**Set exercise:**
Answer with a single number: how many lines in the listing below include "this"?

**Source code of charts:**

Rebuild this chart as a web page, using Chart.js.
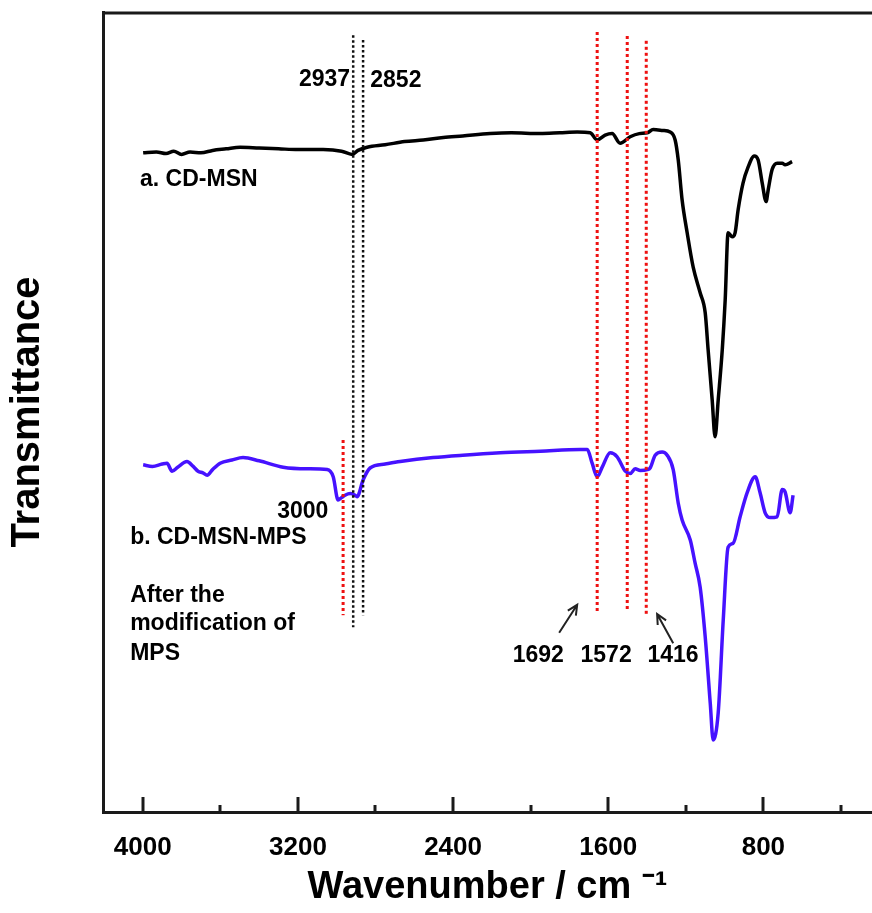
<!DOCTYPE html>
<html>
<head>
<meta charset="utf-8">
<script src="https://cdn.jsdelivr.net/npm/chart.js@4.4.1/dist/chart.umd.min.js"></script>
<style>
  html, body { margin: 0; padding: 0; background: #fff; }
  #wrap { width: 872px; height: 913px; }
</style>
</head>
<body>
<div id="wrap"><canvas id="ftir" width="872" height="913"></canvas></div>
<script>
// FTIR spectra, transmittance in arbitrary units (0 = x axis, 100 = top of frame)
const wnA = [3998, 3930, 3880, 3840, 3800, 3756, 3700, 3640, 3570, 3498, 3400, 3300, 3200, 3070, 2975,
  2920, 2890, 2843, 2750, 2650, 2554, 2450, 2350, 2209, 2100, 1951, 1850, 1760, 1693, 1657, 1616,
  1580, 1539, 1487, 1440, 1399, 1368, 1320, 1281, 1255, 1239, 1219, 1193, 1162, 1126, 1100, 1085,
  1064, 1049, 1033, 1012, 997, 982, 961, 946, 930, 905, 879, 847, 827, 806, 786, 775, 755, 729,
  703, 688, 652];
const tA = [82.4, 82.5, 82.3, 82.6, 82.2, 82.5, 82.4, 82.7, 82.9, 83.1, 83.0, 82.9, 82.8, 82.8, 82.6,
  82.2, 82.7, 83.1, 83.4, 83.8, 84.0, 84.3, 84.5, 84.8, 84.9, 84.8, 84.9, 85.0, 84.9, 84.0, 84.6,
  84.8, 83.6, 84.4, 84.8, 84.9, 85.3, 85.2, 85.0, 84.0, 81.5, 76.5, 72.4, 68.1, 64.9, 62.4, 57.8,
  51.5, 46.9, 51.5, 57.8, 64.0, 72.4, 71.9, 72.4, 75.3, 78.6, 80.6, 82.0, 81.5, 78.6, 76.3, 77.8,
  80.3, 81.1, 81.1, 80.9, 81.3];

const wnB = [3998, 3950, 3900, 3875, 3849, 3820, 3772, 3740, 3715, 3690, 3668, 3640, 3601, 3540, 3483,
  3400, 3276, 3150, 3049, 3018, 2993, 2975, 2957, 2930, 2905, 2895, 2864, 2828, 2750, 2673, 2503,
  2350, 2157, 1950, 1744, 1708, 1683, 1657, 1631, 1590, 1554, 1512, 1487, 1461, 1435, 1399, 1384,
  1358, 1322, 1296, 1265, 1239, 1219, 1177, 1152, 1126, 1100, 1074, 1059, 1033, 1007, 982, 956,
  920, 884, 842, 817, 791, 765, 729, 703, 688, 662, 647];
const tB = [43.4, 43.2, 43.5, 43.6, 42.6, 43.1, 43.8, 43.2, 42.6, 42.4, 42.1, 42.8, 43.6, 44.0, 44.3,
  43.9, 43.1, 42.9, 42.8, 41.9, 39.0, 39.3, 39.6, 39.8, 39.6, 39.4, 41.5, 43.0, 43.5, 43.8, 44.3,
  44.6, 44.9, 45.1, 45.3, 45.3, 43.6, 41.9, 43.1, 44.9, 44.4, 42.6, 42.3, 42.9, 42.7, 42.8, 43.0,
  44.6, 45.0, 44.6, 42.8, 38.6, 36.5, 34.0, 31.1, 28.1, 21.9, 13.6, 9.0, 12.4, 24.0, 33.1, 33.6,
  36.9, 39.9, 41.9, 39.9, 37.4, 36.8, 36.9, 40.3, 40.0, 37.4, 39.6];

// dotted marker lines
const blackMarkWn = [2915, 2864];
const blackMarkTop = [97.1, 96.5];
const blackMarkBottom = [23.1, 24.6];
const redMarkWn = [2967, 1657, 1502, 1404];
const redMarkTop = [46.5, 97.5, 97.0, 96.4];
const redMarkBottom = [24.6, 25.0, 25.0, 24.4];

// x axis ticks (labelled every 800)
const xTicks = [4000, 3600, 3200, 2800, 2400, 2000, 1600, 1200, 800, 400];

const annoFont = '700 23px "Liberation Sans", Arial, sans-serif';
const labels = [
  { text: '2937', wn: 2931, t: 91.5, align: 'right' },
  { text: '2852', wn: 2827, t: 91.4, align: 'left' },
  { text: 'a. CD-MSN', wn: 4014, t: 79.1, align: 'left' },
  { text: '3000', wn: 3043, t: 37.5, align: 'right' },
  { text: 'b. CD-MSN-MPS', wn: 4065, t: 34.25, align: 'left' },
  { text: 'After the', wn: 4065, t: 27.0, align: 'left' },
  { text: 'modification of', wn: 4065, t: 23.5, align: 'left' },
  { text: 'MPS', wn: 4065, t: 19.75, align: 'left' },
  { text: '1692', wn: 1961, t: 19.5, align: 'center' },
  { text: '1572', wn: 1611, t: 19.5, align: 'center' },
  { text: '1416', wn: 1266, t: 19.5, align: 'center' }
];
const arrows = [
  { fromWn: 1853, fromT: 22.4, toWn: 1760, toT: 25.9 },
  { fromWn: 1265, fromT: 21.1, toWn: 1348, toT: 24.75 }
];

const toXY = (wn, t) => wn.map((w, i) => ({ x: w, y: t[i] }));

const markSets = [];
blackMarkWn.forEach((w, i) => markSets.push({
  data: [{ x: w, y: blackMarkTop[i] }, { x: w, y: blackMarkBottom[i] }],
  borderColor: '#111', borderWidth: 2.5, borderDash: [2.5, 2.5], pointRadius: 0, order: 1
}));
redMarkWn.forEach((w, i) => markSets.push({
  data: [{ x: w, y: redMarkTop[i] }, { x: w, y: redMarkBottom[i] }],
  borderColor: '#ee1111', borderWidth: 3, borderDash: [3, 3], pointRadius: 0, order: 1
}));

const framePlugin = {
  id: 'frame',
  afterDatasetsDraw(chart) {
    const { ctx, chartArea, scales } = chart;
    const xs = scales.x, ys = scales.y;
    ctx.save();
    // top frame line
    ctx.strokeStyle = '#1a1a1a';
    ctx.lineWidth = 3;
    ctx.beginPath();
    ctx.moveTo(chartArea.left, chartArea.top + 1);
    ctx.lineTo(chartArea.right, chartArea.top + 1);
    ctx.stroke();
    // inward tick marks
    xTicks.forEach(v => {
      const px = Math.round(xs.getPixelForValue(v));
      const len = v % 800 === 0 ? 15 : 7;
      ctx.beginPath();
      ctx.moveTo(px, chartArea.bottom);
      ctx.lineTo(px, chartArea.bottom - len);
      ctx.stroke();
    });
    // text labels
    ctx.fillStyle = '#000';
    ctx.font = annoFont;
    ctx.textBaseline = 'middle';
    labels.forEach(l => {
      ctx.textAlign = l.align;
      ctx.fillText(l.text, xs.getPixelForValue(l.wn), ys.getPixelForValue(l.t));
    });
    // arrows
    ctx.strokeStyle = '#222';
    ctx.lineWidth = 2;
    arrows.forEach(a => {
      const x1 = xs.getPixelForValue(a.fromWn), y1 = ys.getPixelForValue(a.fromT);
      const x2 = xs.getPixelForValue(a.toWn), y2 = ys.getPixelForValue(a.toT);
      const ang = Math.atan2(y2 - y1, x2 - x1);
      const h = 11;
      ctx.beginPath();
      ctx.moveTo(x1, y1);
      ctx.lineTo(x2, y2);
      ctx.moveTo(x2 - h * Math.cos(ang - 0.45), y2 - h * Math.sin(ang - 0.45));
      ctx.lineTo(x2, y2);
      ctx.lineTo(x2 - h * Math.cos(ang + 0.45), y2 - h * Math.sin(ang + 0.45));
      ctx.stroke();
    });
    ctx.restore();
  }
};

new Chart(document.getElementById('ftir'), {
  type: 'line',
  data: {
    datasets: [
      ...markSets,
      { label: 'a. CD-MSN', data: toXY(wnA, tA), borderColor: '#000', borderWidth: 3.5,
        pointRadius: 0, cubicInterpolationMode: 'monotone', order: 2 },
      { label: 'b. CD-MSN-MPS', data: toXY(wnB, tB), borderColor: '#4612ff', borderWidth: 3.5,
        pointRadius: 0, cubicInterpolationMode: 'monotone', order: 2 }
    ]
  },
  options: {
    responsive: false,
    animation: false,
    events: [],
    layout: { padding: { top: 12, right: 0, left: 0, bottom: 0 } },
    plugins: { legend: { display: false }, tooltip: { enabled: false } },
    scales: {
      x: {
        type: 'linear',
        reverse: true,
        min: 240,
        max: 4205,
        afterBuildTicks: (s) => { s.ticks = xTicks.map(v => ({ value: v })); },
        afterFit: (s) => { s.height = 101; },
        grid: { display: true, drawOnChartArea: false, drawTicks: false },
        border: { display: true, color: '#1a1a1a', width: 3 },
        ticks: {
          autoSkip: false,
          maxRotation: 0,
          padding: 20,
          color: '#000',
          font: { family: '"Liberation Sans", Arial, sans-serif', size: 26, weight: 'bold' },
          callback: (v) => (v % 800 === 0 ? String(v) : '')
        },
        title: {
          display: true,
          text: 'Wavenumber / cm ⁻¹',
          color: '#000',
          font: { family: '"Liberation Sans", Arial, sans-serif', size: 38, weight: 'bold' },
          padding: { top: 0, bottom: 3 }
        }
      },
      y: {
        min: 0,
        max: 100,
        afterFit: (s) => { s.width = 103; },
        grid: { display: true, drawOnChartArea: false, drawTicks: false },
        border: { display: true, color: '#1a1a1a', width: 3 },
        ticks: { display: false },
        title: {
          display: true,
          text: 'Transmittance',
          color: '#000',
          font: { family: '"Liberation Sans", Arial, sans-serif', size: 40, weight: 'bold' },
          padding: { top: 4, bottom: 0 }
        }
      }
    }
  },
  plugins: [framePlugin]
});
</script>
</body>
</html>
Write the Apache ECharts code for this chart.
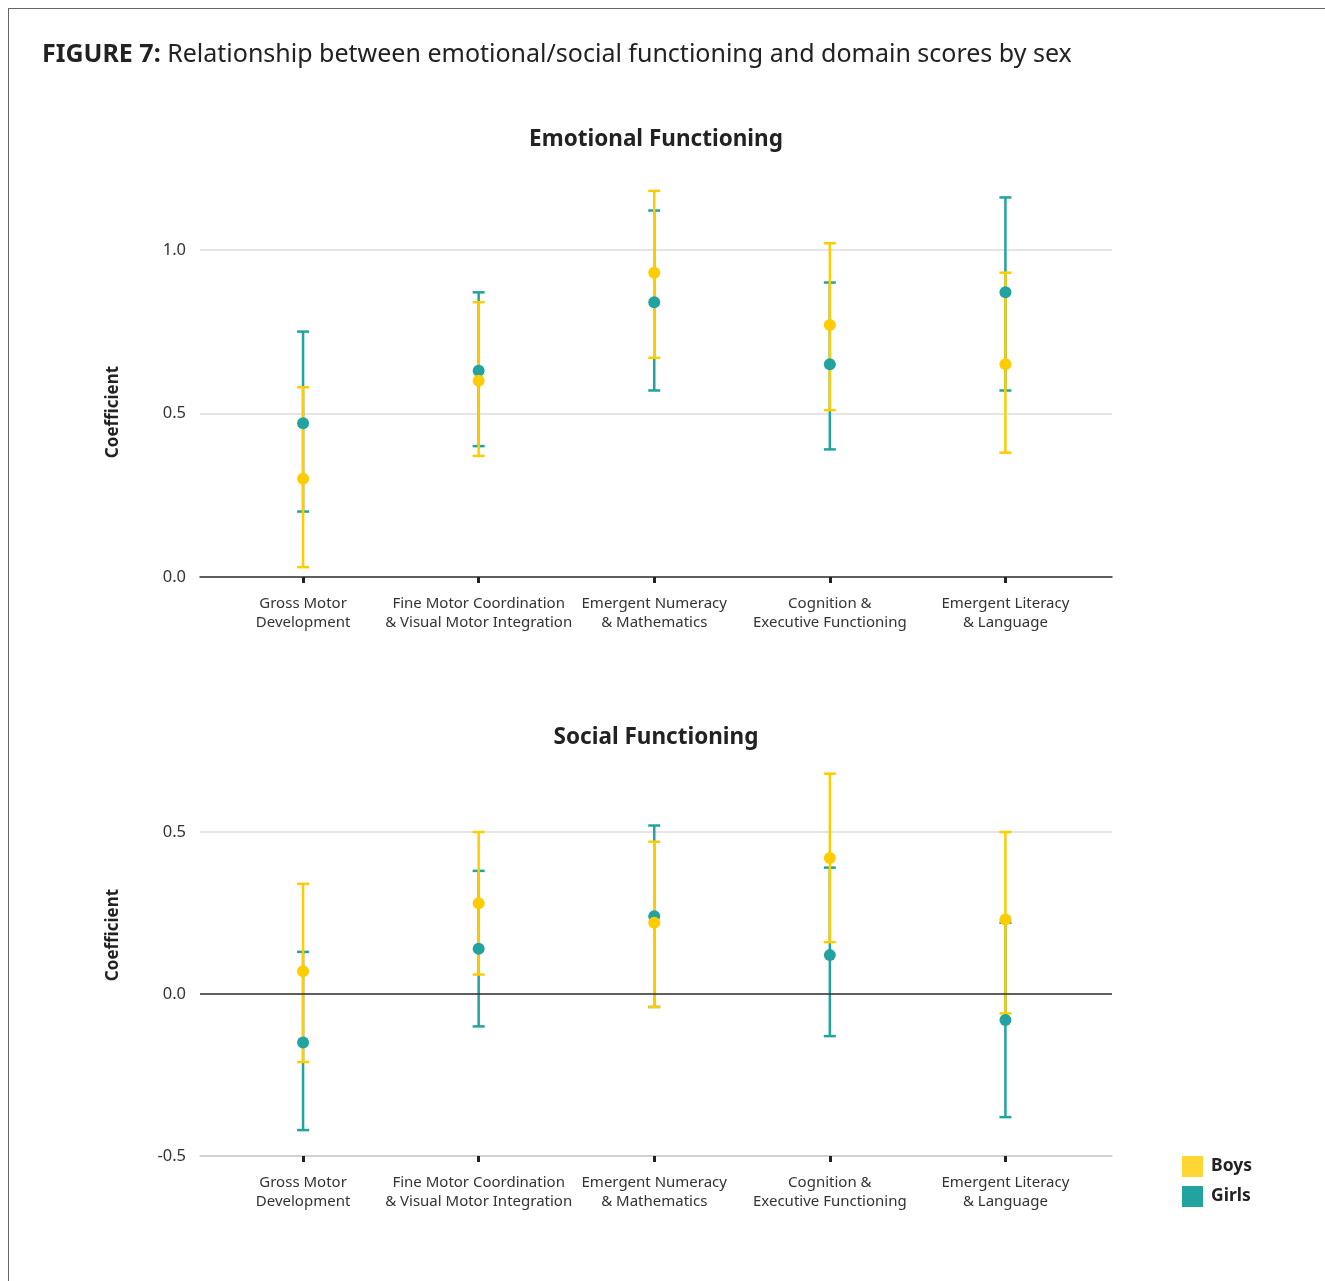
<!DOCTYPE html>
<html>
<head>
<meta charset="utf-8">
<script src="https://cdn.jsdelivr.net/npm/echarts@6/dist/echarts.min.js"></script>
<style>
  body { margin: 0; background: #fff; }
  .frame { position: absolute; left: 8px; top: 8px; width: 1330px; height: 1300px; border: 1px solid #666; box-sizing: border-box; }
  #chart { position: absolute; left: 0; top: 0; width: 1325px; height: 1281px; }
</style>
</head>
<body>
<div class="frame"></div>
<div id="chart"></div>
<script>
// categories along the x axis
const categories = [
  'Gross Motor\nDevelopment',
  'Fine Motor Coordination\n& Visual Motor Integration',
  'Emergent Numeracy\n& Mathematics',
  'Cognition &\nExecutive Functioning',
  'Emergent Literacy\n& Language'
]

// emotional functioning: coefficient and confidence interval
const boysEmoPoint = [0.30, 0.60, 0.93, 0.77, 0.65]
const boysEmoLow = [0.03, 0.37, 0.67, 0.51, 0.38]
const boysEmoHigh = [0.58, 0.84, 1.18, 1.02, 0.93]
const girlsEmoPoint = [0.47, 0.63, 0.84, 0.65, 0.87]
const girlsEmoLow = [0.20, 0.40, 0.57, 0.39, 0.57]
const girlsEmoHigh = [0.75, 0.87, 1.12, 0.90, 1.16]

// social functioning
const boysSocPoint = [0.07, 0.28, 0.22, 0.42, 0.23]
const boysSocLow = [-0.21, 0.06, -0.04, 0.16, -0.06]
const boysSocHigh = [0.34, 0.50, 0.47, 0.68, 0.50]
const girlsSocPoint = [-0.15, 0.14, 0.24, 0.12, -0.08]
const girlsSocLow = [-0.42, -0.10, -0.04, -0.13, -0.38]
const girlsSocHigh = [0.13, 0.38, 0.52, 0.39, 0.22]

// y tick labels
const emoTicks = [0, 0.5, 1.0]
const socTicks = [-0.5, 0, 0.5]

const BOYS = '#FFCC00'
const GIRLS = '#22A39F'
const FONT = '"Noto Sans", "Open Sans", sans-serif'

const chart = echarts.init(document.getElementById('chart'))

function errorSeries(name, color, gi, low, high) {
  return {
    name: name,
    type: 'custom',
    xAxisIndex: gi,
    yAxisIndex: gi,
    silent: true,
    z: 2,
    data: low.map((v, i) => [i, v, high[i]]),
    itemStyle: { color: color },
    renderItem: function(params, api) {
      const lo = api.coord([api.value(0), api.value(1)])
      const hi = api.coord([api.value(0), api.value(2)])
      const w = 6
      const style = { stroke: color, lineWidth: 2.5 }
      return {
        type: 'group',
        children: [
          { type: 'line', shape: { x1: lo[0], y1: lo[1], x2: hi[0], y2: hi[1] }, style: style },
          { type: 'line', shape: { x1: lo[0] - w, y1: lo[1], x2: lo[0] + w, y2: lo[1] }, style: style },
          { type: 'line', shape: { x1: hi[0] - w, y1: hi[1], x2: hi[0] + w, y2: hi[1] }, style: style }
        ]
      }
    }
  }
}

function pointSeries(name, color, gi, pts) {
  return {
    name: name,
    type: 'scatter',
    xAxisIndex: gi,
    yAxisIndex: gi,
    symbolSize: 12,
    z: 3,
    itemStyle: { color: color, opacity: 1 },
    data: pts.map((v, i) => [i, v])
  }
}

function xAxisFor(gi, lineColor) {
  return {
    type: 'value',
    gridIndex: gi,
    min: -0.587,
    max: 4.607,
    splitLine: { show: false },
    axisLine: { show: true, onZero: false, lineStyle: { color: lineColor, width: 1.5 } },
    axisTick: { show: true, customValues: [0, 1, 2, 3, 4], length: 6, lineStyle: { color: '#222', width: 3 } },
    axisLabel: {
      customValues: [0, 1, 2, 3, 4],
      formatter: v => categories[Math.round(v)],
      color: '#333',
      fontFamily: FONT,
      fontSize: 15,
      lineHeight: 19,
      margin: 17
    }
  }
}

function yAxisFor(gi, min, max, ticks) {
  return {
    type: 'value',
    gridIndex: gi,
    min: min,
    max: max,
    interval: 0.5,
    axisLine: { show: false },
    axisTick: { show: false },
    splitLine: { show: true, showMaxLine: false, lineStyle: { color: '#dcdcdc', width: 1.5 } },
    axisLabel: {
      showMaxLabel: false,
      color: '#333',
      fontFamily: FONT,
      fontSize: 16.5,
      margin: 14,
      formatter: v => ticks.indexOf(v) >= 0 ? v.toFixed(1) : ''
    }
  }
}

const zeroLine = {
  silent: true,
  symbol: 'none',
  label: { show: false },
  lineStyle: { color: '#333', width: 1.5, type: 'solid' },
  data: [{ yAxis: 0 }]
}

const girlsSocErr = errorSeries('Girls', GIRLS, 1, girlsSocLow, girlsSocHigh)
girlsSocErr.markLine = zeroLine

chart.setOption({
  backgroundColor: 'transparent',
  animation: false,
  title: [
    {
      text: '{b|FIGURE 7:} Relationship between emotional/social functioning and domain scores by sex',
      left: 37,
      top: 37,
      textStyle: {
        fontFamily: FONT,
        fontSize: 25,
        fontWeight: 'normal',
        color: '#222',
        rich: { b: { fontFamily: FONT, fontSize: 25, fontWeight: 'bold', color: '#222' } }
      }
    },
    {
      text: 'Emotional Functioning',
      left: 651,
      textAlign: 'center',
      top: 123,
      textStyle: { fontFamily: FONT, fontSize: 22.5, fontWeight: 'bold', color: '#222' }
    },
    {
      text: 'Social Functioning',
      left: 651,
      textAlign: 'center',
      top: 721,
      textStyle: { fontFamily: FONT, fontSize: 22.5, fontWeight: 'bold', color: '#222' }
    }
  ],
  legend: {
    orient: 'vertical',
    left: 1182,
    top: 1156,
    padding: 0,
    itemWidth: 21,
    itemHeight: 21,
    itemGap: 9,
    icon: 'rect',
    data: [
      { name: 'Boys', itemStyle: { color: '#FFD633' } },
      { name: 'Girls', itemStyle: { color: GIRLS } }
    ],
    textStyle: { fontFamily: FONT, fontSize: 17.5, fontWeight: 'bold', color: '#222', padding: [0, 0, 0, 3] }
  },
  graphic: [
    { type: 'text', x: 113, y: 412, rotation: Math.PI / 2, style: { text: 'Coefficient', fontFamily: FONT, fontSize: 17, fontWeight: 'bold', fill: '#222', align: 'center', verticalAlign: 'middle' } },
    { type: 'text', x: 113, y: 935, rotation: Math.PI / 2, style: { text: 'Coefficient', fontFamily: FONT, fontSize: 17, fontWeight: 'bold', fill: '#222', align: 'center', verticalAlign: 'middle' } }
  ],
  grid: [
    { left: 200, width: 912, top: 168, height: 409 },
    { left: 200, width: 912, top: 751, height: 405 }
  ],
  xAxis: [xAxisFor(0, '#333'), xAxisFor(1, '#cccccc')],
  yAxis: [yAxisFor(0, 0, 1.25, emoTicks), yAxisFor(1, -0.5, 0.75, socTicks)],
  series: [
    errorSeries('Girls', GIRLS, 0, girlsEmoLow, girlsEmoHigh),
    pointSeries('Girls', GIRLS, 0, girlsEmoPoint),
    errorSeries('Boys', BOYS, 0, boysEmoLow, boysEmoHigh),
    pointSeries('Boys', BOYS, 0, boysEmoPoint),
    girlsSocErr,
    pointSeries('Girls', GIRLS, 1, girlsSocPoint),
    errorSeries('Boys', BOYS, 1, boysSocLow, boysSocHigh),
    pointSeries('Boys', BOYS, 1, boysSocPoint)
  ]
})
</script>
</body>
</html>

**Written response:**
2